Among the most aggressive C.D.O. creators was Tricadia, a management company that was a unit of Mariner Investment Group. Until he became a senior adviser to the Treasury secretary early this year, Lewis Sachs was Mariner’s vice chairman. Mr. Sachs oversaw about 20 portfolios there, including Tricadia, and its documents also show that Mr. Sachs sat atop the firm’s C.D.O. management committee.

From 2003 to 2007, Tricadia issued 14 mortgage-linked C.D.O.’s, which it called TABS. Even when the market was starting to implode, Tricadia continued to create TABS deals in early 2007 to sell to investors. The deal documents referring to conflicts of interest stated that affiliates and clients of Tricadia might place bets against the types of securities in the TABS deal.

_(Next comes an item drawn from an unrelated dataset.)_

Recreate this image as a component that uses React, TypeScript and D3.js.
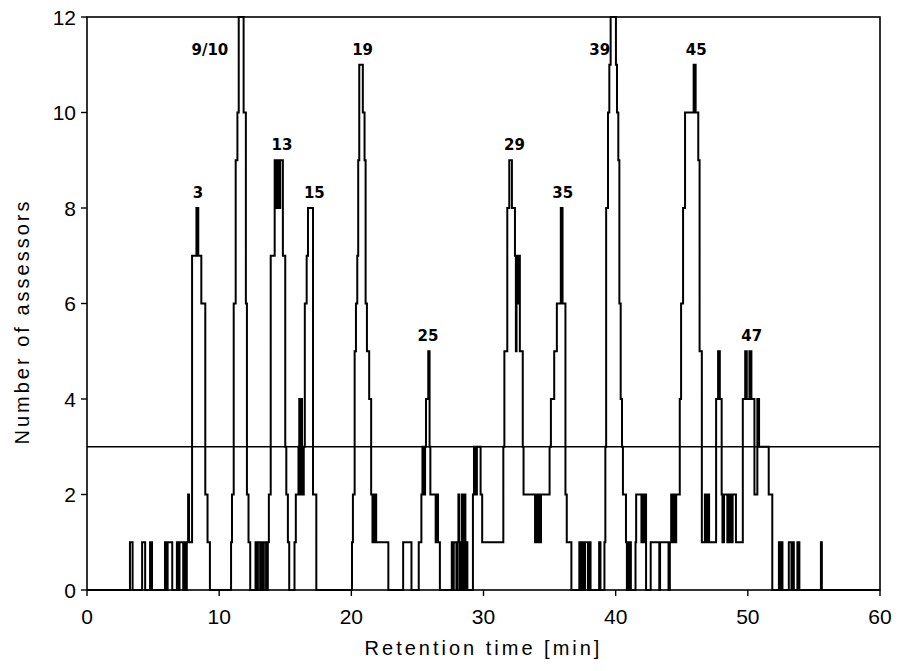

Even so, the sales material also boasted that the mortgages linked to C.D.O.’s had historically low default rates, citing a “recently completed” study by Standard & Poor’s ratings agency — though fine print indicated that the date of the study was September 2002, almost five years earlier.

At a financial symposium in New York in September 2006, Michael Barnes, the co-head of Tricadia, described how a hedge fund could put on a negative mortgage bet by shorting assets to C.D.O. investors, according to his presentation, which was reviewed by The New York Times.

Mr. Barnes declined to comment. James E. McKee, general counsel at Tricadia, said, “Tricadia has never shorted assets into the TABS deals, and Tricadia has always acted in the best interests of its clients and investors.”

Mr. Sachs, through a spokesman at the Treasury Department, declined to comment.

Like investors in some of Goldman’s Abacus deals, buyers of some TABS experienced heavy losses. By the end of 2007, UBS research showed that two TABS deals were the eighth- and ninth-worst performing C.D.O.’s. Both had been downgraded on at least 75 percent of their associated assets within a year of being issued.

Tricadia’s hedge fund did far better, earning roughly a 50 percent return in 2007 and similar profits in 2008, in part from the short bets.